*DO THIS*: Exactly reproduce the lines that run from the one containing "Write the Chart.js code for this chart." through the one containing "3.5, 4, 4.5, 5];", ends included, with no pictures.

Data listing
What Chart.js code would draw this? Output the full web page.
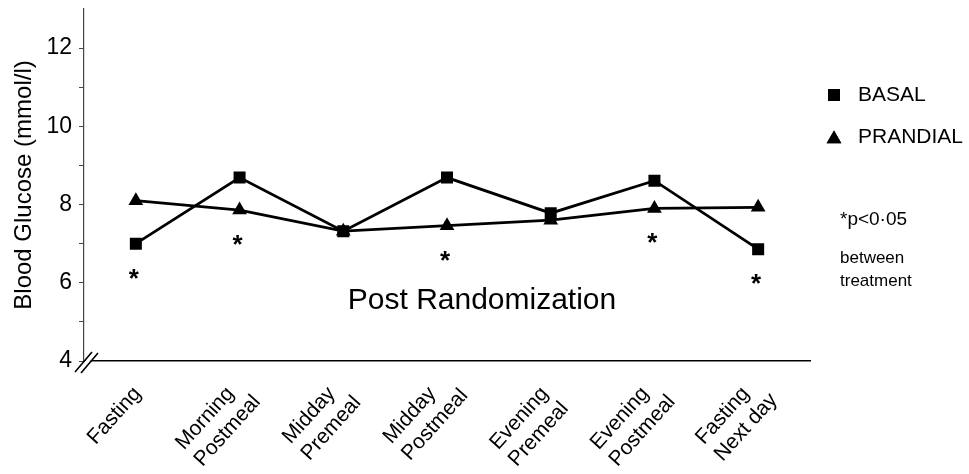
<!DOCTYPE html>
<html>
<head>
<meta charset="utf-8">
<script src="https://cdn.jsdelivr.net/npm/chart.js@4.4.1/dist/chart.umd.min.js"></script>
<style>
  html, body { margin: 0; padding: 0; background: #fff; }
  #wrap { width: 969px; height: 474px; position: relative; }
</style>
</head>
<body>
<div id="wrap"><canvas id="c" width="969" height="474"></canvas></div>
<script>
const categories = [
  'Fasting',
  ['Morning', 'Postmeal'],
  ['Midday', 'Premeal'],
  ['Midday', 'Postmeal'],
  ['Evening', 'Premeal'],
  ['Evening', 'Postmeal'],
  ['Fasting', 'Next day']
];
const basalValues    = [7.0, 8.69, 7.32, 8.69, 7.78, 8.61, 6.86];
const prandialValues = [8.1, 7.86, 7.32, 7.46, 7.6, 7.9, 7.93];
const significant    = [true, true, false, true, false, true, true];
const yTickValues    = [4, 5, 6, 7, 8, 9, 10, 11, 12];
const yLabelValues   = [4, 6, 8, 10, 12];
const seriesNames    = ['BASAL', 'PRANDIAL'];

const FONT = '"Liberation Sans", Arial, Helvetica, sans-serif';

function drawCategoryLabels(chart) {
  const ctx = chart.ctx;
  const xs = chart.scales.x;
  const size = 21, lh = 25, ang = 48 * Math.PI / 180;
  const ux = Math.cos(ang), uy = -Math.sin(ang);
  const vx = Math.sin(ang), vy = Math.cos(ang);
  const asc = 0.72 * size, desc = 0.21 * size;
  ctx.save();
  ctx.font = size + 'px ' + FONT;
  ctx.fillStyle = '#000';
  categories.forEach((lab, i) => {
    const lines = Array.isArray(lab) ? lab : [lab];
    let minX = Infinity, maxX = -Infinity, minY = Infinity;
    lines.forEach((t, k) => {
      const w = ctx.measureText(t).width;
      [[0, k * lh - asc], [w, k * lh - asc], [0, k * lh + desc], [w, k * lh + desc]].forEach(([a, p]) => {
        const sx = a * ux + p * vx, sy = a * uy + p * vy;
        minX = Math.min(minX, sx); maxX = Math.max(maxX, sx); minY = Math.min(minY, sy);
      });
    });
    const cx = xs.getPixelForValue(i) - 21;
    const ox = cx - (minX + maxX) / 2;
    const oy = chart.chartArea.bottom + 23 - minY;
    ctx.save();
    ctx.translate(ox, oy);
    ctx.rotate(-ang);
    ctx.textAlign = 'left';
    ctx.textBaseline = 'alphabetic';
    lines.forEach((t, k) => ctx.fillText(t, 0, k * lh));
    ctx.restore();
  });
  ctx.restore();
}

const overlayPlugin = {
  id: 'overlay',
  afterDraw(chart) {
    const ctx = chart.ctx;
    const ca = chart.chartArea;
    const xs = chart.scales.x, ys = chart.scales.y;
    drawCategoryLabels(chart);
    ctx.save();
    ctx.fillStyle = '#000';
    ctx.font = 'bold 26px ' + FONT;
    ctx.textAlign = 'center';
    ctx.textBaseline = 'alphabetic';
    significant.forEach((s, i) => {
      if (!s) return;
      const low = Math.min(basalValues[i], prandialValues[i]);
      const px = xs.getPixelForValue(i);
      const py = ys.getPixelForValue(low) + 28;
      ctx.fillText('*', px - 2, py + 15);
    });
    ctx.font = '30px ' + FONT;
    ctx.textBaseline = 'middle';
    ctx.fillText('Post Randomization', 482, 301);

    // axis break marks
    const bx = ca.left, by = ca.bottom;
    ctx.fillStyle = '#fff';
    ctx.beginPath();
    ctx.moveTo(bx - 7, by + 10);
    ctx.lineTo(bx + 8, by - 8);
    ctx.lineTo(bx + 13, by - 8);
    ctx.lineTo(bx - 2, by + 10);
    ctx.closePath();
    ctx.fill();
    ctx.strokeStyle = '#000';
    ctx.lineWidth = 1.6;
    ctx.beginPath();
    ctx.moveTo(bx - 9, by + 11);
    ctx.lineTo(bx + 8, by - 9);
    ctx.moveTo(bx - 3, by + 12);
    ctx.lineTo(bx + 14, by - 8);
    ctx.stroke();

    // legend
    const legendY = [95, 137];
    ctx.textAlign = 'left';
    ctx.textBaseline = 'middle';
    ctx.font = '21px ' + FONT;
    chart.data.datasets.forEach((ds, i) => {
      ctx.fillStyle = '#000';
      Chart.helpers.drawPoint(ctx, {
        pointStyle: ds.pointStyle, radius: ds.pointRadius, rotation: 0,
        borderWidth: 0
      }, 834, legendY[i] + (ds.pointStyle === 'triangle' ? 2 : 0));
      ctx.fill();
      ctx.fillText(seriesNames[i], 858, legendY[i]);
    });
    ctx.font = '19px ' + FONT;
    ctx.fillText('*p<0\u00B705', 840, 220);
    ctx.font = '17px ' + FONT;
    ctx.fillText('between', 840, 258);
    ctx.fillText('treatment', 840, 281);
    ctx.restore();
  }
};

new Chart(document.getElementById('c'), {
  type: 'line',
  data: {
    labels: categories,
    datasets: [
      {
        label: seriesNames[0],
        data: basalValues,
        borderColor: '#000',
        backgroundColor: '#000',
        borderWidth: 2.8,
        pointStyle: 'rect',
        pointRadius: 8.5,
        pointBorderWidth: 0,
        tension: 0
      },
      {
        label: seriesNames[1],
        data: prandialValues,
        borderColor: '#000',
        backgroundColor: '#000',
        borderWidth: 2.8,
        pointStyle: 'triangle',
        pointRadius: 8.5,
        pointBorderWidth: 0,
        tension: 0
      }
    ]
  },
  options: {
    responsive: false,
    animation: false,
    layout: { padding: { top: 9, right: 159, left: 0, bottom: 0 } },
    plugins: { legend: { display: false }, tooltip: { enabled: false } },
    scales: {
      x: {
        type: 'category',
        offset: true,
        grid: { display: false },
        border: { display: true, color: '#000', width: 1.5 },
        ticks: { display: false },
        afterFit(scale) {
          scale.height = 113;
          scale.paddingLeft = 0; scale.paddingRight = 0;
        }
      },
      y: {
        min: 4,
        max: 13,
        afterBuildTicks(scale) {
          scale.ticks = yTickValues.map(v => ({ value: v }));
        },
        grid: {
          display: true,
          drawOnChartArea: false,
          drawTicks: true,
          tickLength: 5,
          color: '#444',
          lineWidth: 1
        },
        border: { display: true, color: '#444', width: 1.2 },
        ticks: {
          padding: 7,
          color: '#000',
          font: { family: FONT, size: 23 },
          callback(v) { return yLabelValues.includes(v) ? String(v) : ''; }
        },
        title: {
          display: true,
          text: 'Blood Glucose (mmol/l)',
          color: '#000',
          font: { family: FONT, size: 24 },
          padding: { top: 10, bottom: 0 }
        },
        afterFit(scale) {
          scale.width = 84;
          scale.paddingTop = 0; scale.paddingBottom = 0;
        }
      }
    }
  },
  plugins: [overlayPlugin]
});
</script>
</body>
</html>
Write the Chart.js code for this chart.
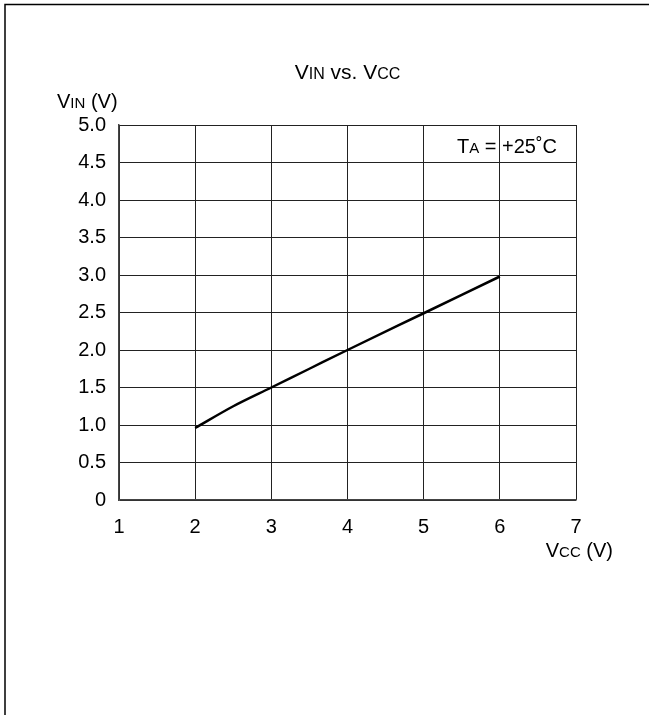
<!DOCTYPE html>
<html>
<head>
<meta charset="utf-8">
<script src="https://cdn.jsdelivr.net/npm/chart.js@4"></script>
<style>
  html, body { margin: 0; padding: 0; background: #fff; }
  #wrap { width: 649px; height: 715px; }
</style>
</head>
<body>
<div id="wrap"><canvas id="chart" width="649" height="715"></canvas></div>
<script>
// values
const vcc = [2, 2.5, 3, 3.5, 4, 5, 6];
const vin = [0.96, 1.25, 1.5, 1.75, 2.0, 2.49, 2.98];
const xTicks = [1, 2, 3, 4, 5, 6, 7];
const yTicks = [0, 0.5, 1, 1.5, 2, 2.5, 3, 3.5, 4, 4.5, 5];

const FONT = "'Liberation Sans', Arial, sans-serif";

// text with small-caps style subscripts: [[text, size], ...]
function drawParts(ctx, parts, x, y, align) {
  let total = 0;
  parts.forEach(([t, s]) => {
    ctx.font = s + "px " + FONT;
    total += ctx.measureText(t).width;
  });
  let cx = align === "center" ? x - total / 2 : align === "right" ? x - total : x;
  ctx.textBaseline = "alphabetic";
  ctx.textAlign = "left";
  parts.forEach(([t, s]) => {
    ctx.font = s + "px " + FONT;
    ctx.fillText(t, cx, y);
    cx += ctx.measureText(t).width;
  });
}

const labels = {
  id: "labels",
  beforeDraw(chart) {
    const ctx = chart.ctx;
    ctx.save();
    ctx.strokeStyle = "#000";
    ctx.lineWidth = 1.5;
    ctx.beginPath();
    ctx.moveTo(5, 715);
    ctx.lineTo(5, 4.5);
    ctx.lineTo(649, 4.5);
    ctx.stroke();
    ctx.restore();
  },
  afterDraw(chart) {
    const ctx = chart.ctx;
    const a = chart.chartArea;
    ctx.save();
    ctx.fillStyle = "#000";
    drawParts(ctx, [["V", 21], ["IN", 16], [" vs. V", 21], ["CC", 16]], (a.left + a.right) / 2, 79, "center");
    drawParts(ctx, [["V", 20], ["IN", 15], [" (V)", 20]], 57, 108, "left");
    drawParts(ctx, [["V", 20], ["CC", 15], [" (V)", 20]], 613, 557, "right");
    drawParts(ctx, [["T", 20], ["A", 15], [" = +25\u02DAC", 20]], 557, 153, "right");
    ctx.restore();
  }
};

new Chart(document.getElementById("chart"), {
  type: "scatter",
  data: {
    datasets: [{
      data: vcc.map((x, i) => ({ x: x, y: vin[i] })),
      showLine: true,
      borderColor: "#000",
      borderWidth: 2.5,
      pointRadius: 0,
      cubicInterpolationMode: "monotone",
      fill: false
    }]
  },
  options: {
    responsive: false,
    animation: false,
    layout: { padding: { top: 125, right: 73, bottom: 175, left: 0 } },
    plugins: { legend: { display: false }, tooltip: { enabled: false } },
    scales: {
      x: {
        type: "linear",
        min: 1, max: 7,
        afterBuildTicks: (s) => { s.ticks = xTicks.map(v => ({ value: v })); },
        afterFit: (s) => { s.height = 40; },
        grid: { color: "#222", lineWidth: 1, drawTicks: false },
        border: { color: "#444", width: 1.5 },
        ticks: { color: "#000", padding: 15, font: { family: FONT, size: 20 } }
      },
      y: {
        type: "linear",
        min: 0, max: 5,
        afterBuildTicks: (s) => { s.ticks = yTicks.map(v => ({ value: v })); },
        afterFit: (s) => { s.width = 119; },
        grid: { color: "#222", lineWidth: 1, drawTicks: false },
        border: { color: "#444", width: 1.5 },
        ticks: {
          color: "#000", padding: 13, font: { family: FONT, size: 20 },
          callback: (v) => v === 0 ? "0" : v.toFixed(1)
        }
      }
    }
  },
  plugins: [labels]
});
</script>
</body>
</html>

*SOLUTION*:
Write the Chart.js code for this chart.
<!DOCTYPE html>
<html>
<head>
<meta charset="utf-8">
<script src="https://cdn.jsdelivr.net/npm/chart.js@4"></script>
<style>
  html, body { margin: 0; padding: 0; background: #fff; }
  #wrap { width: 649px; height: 715px; }
</style>
</head>
<body>
<div id="wrap"><canvas id="chart" width="649" height="715"></canvas></div>
<script>
// values
const vcc = [2, 2.5, 3, 3.5, 4, 5, 6];
const vin = [0.96, 1.25, 1.5, 1.75, 2.0, 2.49, 2.98];
const xTicks = [1, 2, 3, 4, 5, 6, 7];
const yTicks = [0, 0.5, 1, 1.5, 2, 2.5, 3, 3.5, 4, 4.5, 5];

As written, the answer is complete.